Wilkinson v. Austin
545 U.S. 209 (2005)

  • Ohio operated a super-maximum security prison (aka a Supermax) at the Ohio State Penitentiary (OSP). Conditions at a Supermax prison are far more restrictive than at other sorts of prisons.
    • Ohio had inconsistent and undefined procedures for assigning inmates to prisons. There was a written policy, but some of the prisoners assigned to the OSP did not feel that it was fair.
  • Austin (a prisoner at OSP), and some other prisoner sued. They claimed that they had a liberty interest in not being assigned to the OSP, and they argued that they were therefore required to sufficient procedural due process as guaranteed by the 14th Amendment.
    • Ohio argued that prisoners, as a class, have no liberty interests, and that even if they did, the procedures already in place were sufficient to satisfy procedural due process.
  • The Trial Court found for Austin. Ohio appealed.
    • The Trial Court found that prisoners do have a liberty interest in not being assigned to a more restrictive prison than necessary.
    • The Court found that the Ohio procedures were not sufficient to guarantee due process.
  • The Appellate Court affirmed.

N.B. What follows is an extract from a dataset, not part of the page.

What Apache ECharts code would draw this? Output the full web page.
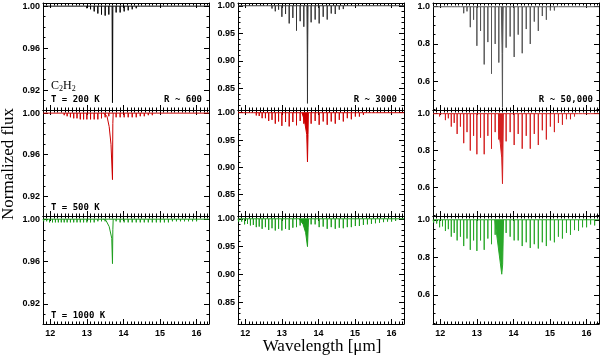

Ohio appealed.
    • The Appellate Court found a number of procedures that were required to satisfy due process, including such things as having a formal hearing.

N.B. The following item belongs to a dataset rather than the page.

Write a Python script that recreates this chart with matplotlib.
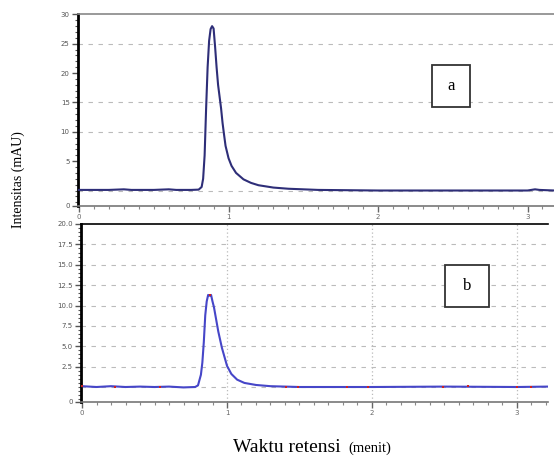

  • The US Supreme Court reversed.
    • The US Supreme Court found that the 14th Amendment does not guarantee that prisoners will not be placed in more restrictive conditions of confinement.
      • However, individual State procedural guarantees may give rise to a protected liberty interest.
      • In this case, the Court found that the “atypical and significant hardship within the correctional context” did give rise to a liberty interest.
    • The Court looked to Matthews v. Eldridge (424 U.S. 319 (1976)), and found that when procedural due process is required, a three-part balancing test was used to determine how much was required.
      • The private interest affected by the official action
      • The risk of an erroneous deprivation by the procedures used, and the marginal value of any increased protections, and
      • The burden on the government that adding those increased protections would impose.
    • The Court compared the Ohio procedures to the Matthews Factors and found that they were sufficient to satisfy due process.